:: Data provided ::
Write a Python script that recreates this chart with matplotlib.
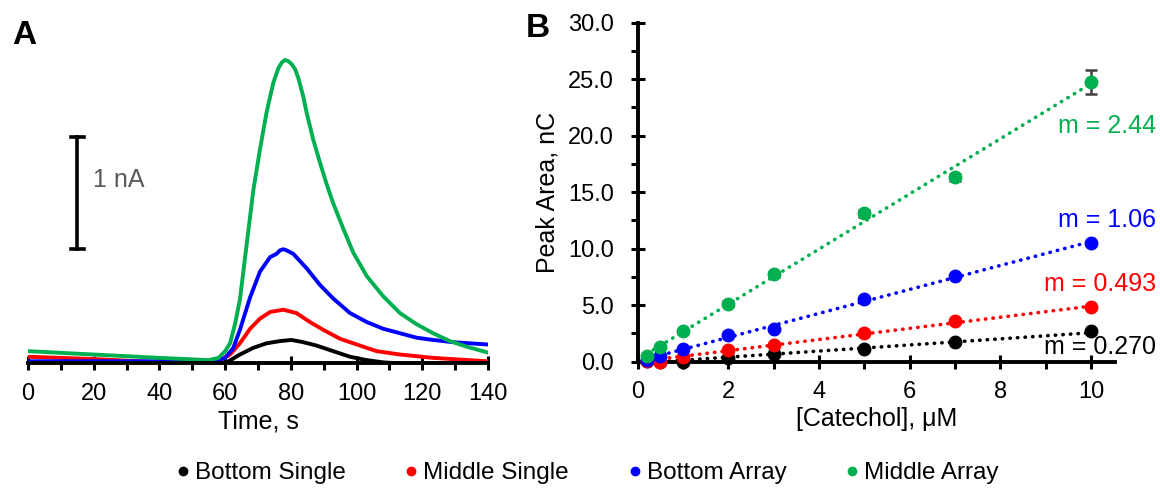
import numpy as np
import matplotlib.pyplot as plt
from matplotlib.ticker import MultipleLocator, FormatStrFormatter
from matplotlib.lines import Line2D

plt.rcParams['font.family'] = ['Liberation Sans', 'DejaVu Sans']

GREEN = '#00B050'
RED = '#FF0000'
BLUE = '#0000FF'
BLACK = '#000000'

# --- panel A: current traces (nA vs s) ---
t_ms = [0, 20, 40, 55, 58, 60, 61.5, 63.0, 64.5, 66.5, 68.6, 70.6, 72.6, 74.7, 76.2,
        77.2, 78.2, 79.2, 80.2, 81.3, 82.3, 83.8, 84.8, 86.8, 88.9, 90.9, 92.9, 96.0,
        99.0, 103.1, 108.1, 113.2, 118.3, 123.3, 128.4, 133.5, 139.6]
i_ms = [0.11, 0.08, 0.05, 0.03, 0.05, 0.11, 0.18, 0.35, 0.57, 1.05, 1.55, 1.91, 2.24,
        2.51, 2.635, 2.686, 2.71, 2.70, 2.674, 2.627, 2.546, 2.38, 2.24, 2.00, 1.79,
        1.60, 1.43, 1.20, 0.99, 0.78, 0.60, 0.45, 0.35, 0.27, 0.20, 0.15, 0.10]

t_ba = [0, 20, 40, 55, 58, 60, 62.5, 64.5, 67.6, 70.6, 73.7, 75.7, 76.7, 77.7, 78.7,
        79.7, 80.7, 84.8, 88.9, 92.9, 98.0, 103.1, 108.1, 113.2, 118.3, 123.3, 129.4,
        139.6]
i_ba = [0.02, 0.02, 0.02, 0.02, 0.03, 0.05, 0.14, 0.30, 0.59, 0.82, 0.95, 0.98, 1.01,
        1.02, 1.01, 0.995, 0.98, 0.85, 0.70, 0.58, 0.45, 0.37, 0.31, 0.27, 0.23, 0.21,
        0.19, 0.17]

t_mss = [0, 20, 40, 55, 58, 61.5, 64.5, 67.6, 70.6, 73.7, 77.7, 81.7, 85.8, 89.9, 95.0,
         100.0, 106.1, 113.2, 123.3, 139.6]
i_mss = [0.06, 0.04, 0.01, 0.01, 0.02, 0.08, 0.18, 0.31, 0.40, 0.46, 0.48, 0.45, 0.37,
         0.30, 0.22, 0.17, 0.11, 0.08, 0.05, 0.02]

t_bs = [0, 20, 40, 55, 59.95, 64.5, 68.6, 72.6, 76.7, 80.2, 83.8, 87.8, 92.9, 98.0,
        103.1, 108.1, 113.2, 140]
i_bs = [0.01, 0.01, 0.01, 0.01, 0.0, 0.08, 0.14, 0.18, 0.20, 0.21, 0.19, 0.16, 0.11,
        0.06, 0.03, 0.01, 0.0, 0.0]

# --- panel B: calibration (peak area, nC vs catechol, uM) ---
conc = [0.2, 0.5, 1, 2, 3, 5, 7, 10]
area_bs = [0.05, 0.0, -0.05, 0.3, 0.68, 1.15, 1.77, 2.74]
area_mss = [0.1, 0.0, 0.44, 1.03, 1.47, 2.56, 3.62, 4.85]
area_ba = [0.15, 0.5, 1.12, 2.36, 2.91, 5.59, 7.56, 10.5]
area_ms = [0.5, 1.33, 2.71, 5.15, 7.74, 13.15, 16.33, 24.77]
err_ms = [0.1, 0.1, 0.1, 0.2, 0.2, 0.3, 0.3, 1.07]
slopes = [0.270, 0.493, 1.06, 2.44]
slope_labels = ['0.270', '0.493', '1.06', '2.44']

names = ['Bottom Single', 'Middle Single', 'Bottom Array', 'Middle Array']
colors = [BLACK, RED, BLUE, GREEN]

fig = plt.figure(figsize=(11.6, 4.95), dpi=100)

# panel A
ax1 = fig.add_axes([0.0241, 0.2657, 0.3966, 0.6788])
for t, i, c in [(t_bs, i_bs, BLACK), (t_mss, i_mss, RED),
                (t_ba, i_ba, BLUE), (t_ms, i_ms, GREEN)]:
    ax1.plot(t, i, color=c, lw=2.8, solid_joinstyle='round', zorder=2)
ax1.set_xlim(0, 140)
ax1.set_ylim(0, 3.0)
for s in ['left', 'right', 'top']:
    ax1.spines[s].set_visible(False)
ax1.spines['bottom'].set_linewidth(2.8)
ax1.spines['bottom'].set_zorder(3)
ax1.set_yticks([])
ax1.xaxis.set_major_locator(MultipleLocator(20))
ax1.xaxis.set_minor_locator(MultipleLocator(10))
ax1.tick_params(axis='x', which='major', direction='inout', length=10, width=2.2,
                labelsize=17, pad=9)
ax1.tick_params(axis='x', which='minor', direction='out', length=5, width=2.2)
ax1.set_xlabel('Time, s', fontsize=18, labelpad=3)

# 1 nA scale bar
ax1.plot([15, 15], [1.02, 2.02], color='black', lw=2.6, clip_on=False)
ax1.plot([13.0, 17.0], [1.02, 1.02], color='black', lw=2.6, clip_on=False)
ax1.plot([13.0, 17.0], [2.02, 2.02], color='black', lw=2.6, clip_on=False)
ax1.text(19.8, 1.64, '1 nA', color='#595959', fontsize=18, va='center', ha='left')

fig.text(0.0103, 0.929, 'A', fontsize=24, fontweight='bold', va='center')

# panel B
ax2 = fig.add_axes([0.5497, 0.2693, 0.4115, 0.6848])
xs = np.array(conc)
series = [area_bs, area_mss, area_ba, area_ms]
for k, (ys, c, m) in enumerate(zip(series, colors, slopes)):
    ys = np.array(ys)
    b = ys.mean() - m * xs.mean()
    fit_x = np.array([conc[0], conc[-1]])
    ax2.plot(fit_x, m * fit_x + b, color=c, lw=2.6, linestyle=(0, (0.1, 2.0)),
             dash_capstyle='round', zorder=2, clip_on=False)
    ax2.plot(xs, ys, 'o', color=c, ms=9, zorder=4, clip_on=False)
ax2.errorbar(conc, area_ms, yerr=err_ms, fmt='none', ecolor='#404040',
             elinewidth=1.8, capsize=4, capthick=1.8, zorder=3)

ax2.set_xlim(0, 10.53)
ax2.set_ylim(0, 30)
for s in ['right', 'top']:
    ax2.spines[s].set_visible(False)
for s in ['left', 'bottom']:
    ax2.spines[s].set_linewidth(2.8)
    ax2.spines[s].set_zorder(3)
ax2.xaxis.set_major_locator(MultipleLocator(2))
ax2.xaxis.set_minor_locator(MultipleLocator(1))
ax2.yaxis.set_major_locator(MultipleLocator(5))
ax2.yaxis.set_minor_locator(MultipleLocator(2.5))
ax2.yaxis.set_major_formatter(FormatStrFormatter('%.1f'))
ax2.tick_params(which='major', direction='inout', length=10, width=2.2,
                labelsize=17)
ax2.tick_params(axis='x', which='major', pad=9)
ax2.tick_params(axis='y', which='major', pad=12)
ax2.tick_params(which='minor', direction='out', length=5, width=2.2)
ax2.set_xlabel('[Catechol], μM', fontsize=18, labelpad=3)
ax2.set_ylabel('Peak Area, nC', fontsize=18, labelpad=6)

label_y = [347, 284, 220, 126]
for c, lab, py in zip(colors, slope_labels, label_y):
    fig.text(0.9965, 1 - py / 495, 'm = ' + lab, color=c, fontsize=18,
             ha='right', va='center', zorder=5)

fig.text(0.453, 0.942, 'B', fontsize=24, fontweight='bold', va='center')

handles = [Line2D([], [], marker='o', ls='none', color=c, ms=6) for c in colors]
fig.legend(handles, names, loc='center', bbox_to_anchor=(0.505, 0.044), ncol=4,
           frameon=False, fontsize=17.5, handletextpad=0.1, columnspacing=2.3,
           handlelength=0.8)

fig.savefig('out.png', dpi=100)
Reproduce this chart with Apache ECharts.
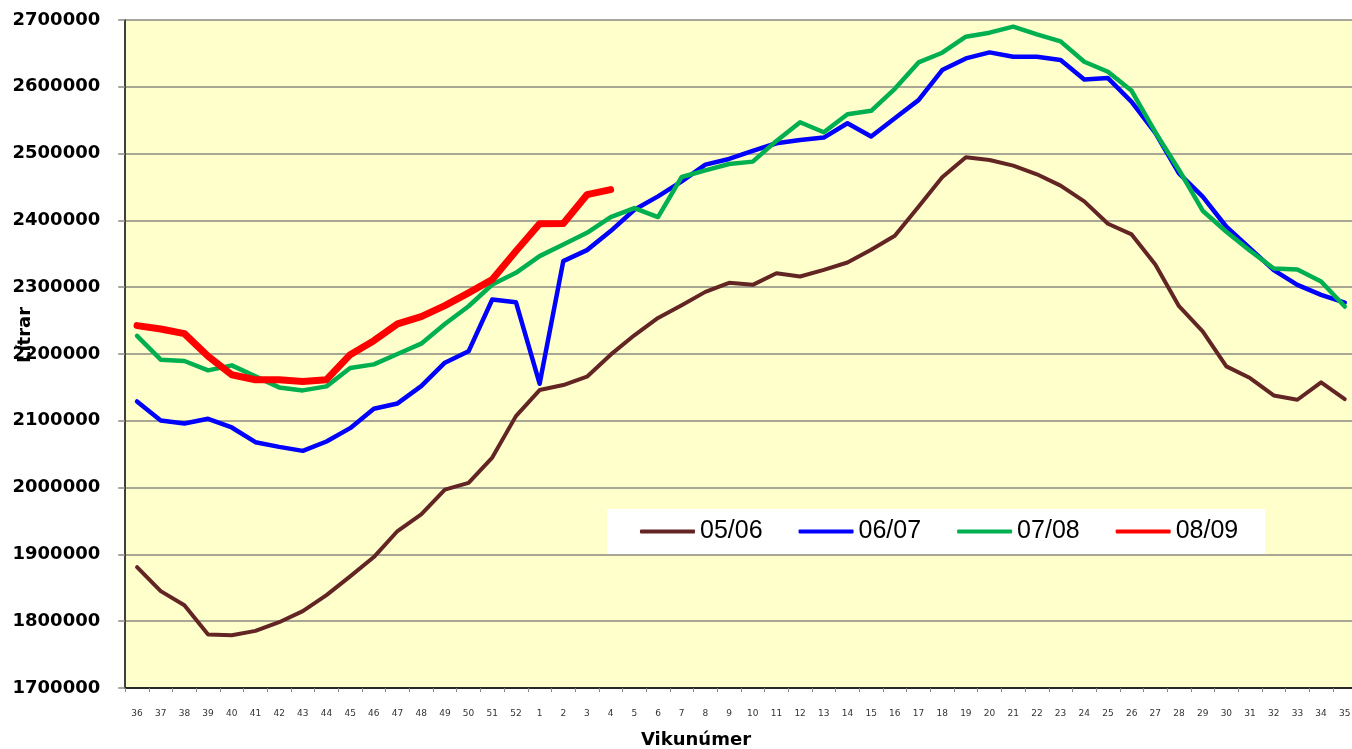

:: Given instruction ::
Set down word for word the lines from the first entry through the line with "0.30, 0.22, 0.17, 0.11, 0.08, 0.05, 0.02]", both included, omitting pictures.

:: Answer in full ::
Write a Python script that recreates this chart with matplotlib.
import numpy as np
import matplotlib.pyplot as plt
from matplotlib.ticker import MultipleLocator, FormatStrFormatter
from matplotlib.lines import Line2D

plt.rcParams['font.family'] = ['Liberation Sans', 'DejaVu Sans']

GREEN = '#00B050'
RED = '#FF0000'
BLUE = '#0000FF'
BLACK = '#000000'

# --- panel A: current traces (nA vs s) ---
t_ms = [0, 20, 40, 55, 58, 60, 61.5, 63.0, 64.5, 66.5, 68.6, 70.6, 72.6, 74.7, 76.2,
        77.2, 78.2, 79.2, 80.2, 81.3, 82.3, 83.8, 84.8, 86.8, 88.9, 90.9, 92.9, 96.0,
        99.0, 103.1, 108.1, 113.2, 118.3, 123.3, 128.4, 133.5, 139.6]
i_ms = [0.11, 0.08, 0.05, 0.03, 0.05, 0.11, 0.18, 0.35, 0.57, 1.05, 1.55, 1.91, 2.24,
        2.51, 2.635, 2.686, 2.71, 2.70, 2.674, 2.627, 2.546, 2.38, 2.24, 2.00, 1.79,
        1.60, 1.43, 1.20, 0.99, 0.78, 0.60, 0.45, 0.35, 0.27, 0.20, 0.15, 0.10]

t_ba = [0, 20, 40, 55, 58, 60, 62.5, 64.5, 67.6, 70.6, 73.7, 75.7, 76.7, 77.7, 78.7,
        79.7, 80.7, 84.8, 88.9, 92.9, 98.0, 103.1, 108.1, 113.2, 118.3, 123.3, 129.4,
        139.6]
i_ba = [0.02, 0.02, 0.02, 0.02, 0.03, 0.05, 0.14, 0.30, 0.59, 0.82, 0.95, 0.98, 1.01,
        1.02, 1.01, 0.995, 0.98, 0.85, 0.70, 0.58, 0.45, 0.37, 0.31, 0.27, 0.23, 0.21,
        0.19, 0.17]

t_mss = [0, 20, 40, 55, 58, 61.5, 64.5, 67.6, 70.6, 73.7, 77.7, 81.7, 85.8, 89.9, 95.0,
         100.0, 106.1, 113.2, 123.3, 139.6]
i_mss = [0.06, 0.04, 0.01, 0.01, 0.02, 0.08, 0.18, 0.31, 0.40, 0.46, 0.48, 0.45, 0.37,
         0.30, 0.22, 0.17, 0.11, 0.08, 0.05, 0.02]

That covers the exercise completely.